Three of them, including Akhtar, have denied the inference that they are dual nationals. During the hearing of a suo motu case concerning civil servants holding dual nationality, Justice Nisar passed the directions, asking the four senators-elect to appear on Thursday.

Based on a report from the Ministry of Interior and the ECP, the attorney general informed the apex court that four senators-elect – Haroon Akhtar of the Pakistan Muslim League-Nawaz (PML-N), Chaudhry Sarwar of the Pakistan Tehreek-e-Insaf (PTI), Prime Minister Shahid Khaqan Abbasi’s sister Sadia Abbasi and PML-N’s Nuzhat Sadiq – possessed dual nationality.

Akhtar was elected to the Senate from Punjab on Saturday, with backing from the PML-N.

“I am not a dual national anymore as I had renounced my Canadian citizenship in 2011,” said Akhtar, whose status is equal to a federal minister. Akhtar said that during the scrutiny of his nomination papers, the Ministry of Interior had raised an objection on the basis of a 2011 travel document.
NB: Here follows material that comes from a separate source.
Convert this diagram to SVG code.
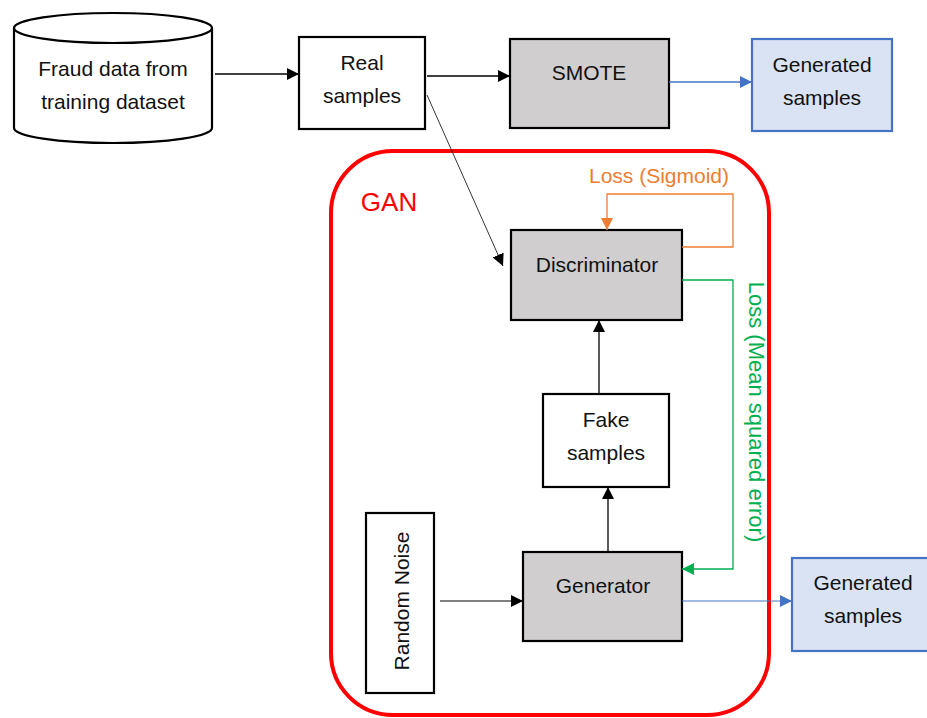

The Ministry of Interior had a copy of an expired 2011 travel document, which under the Canadian rules could not be treated as valid proof of Canadian nationality, said Akhtar.

He said after he had clarified his position to the Ministry of Interior, the ECP cleared his nomination papers and allowed him to contest the Senate elections. He added he had not travelled to Canada since 2011 and did not even have a bank account there.

The denial puts a question mark on the validity of claims of dual national politicians.

Article 63(1)(C) of the Constitution says, “A person shall be disqualified from being elected or chosen as, and from being, a member of Parliament if he ceases to be a citizen of Pakistan or acquires the citizenship of a foreign state.”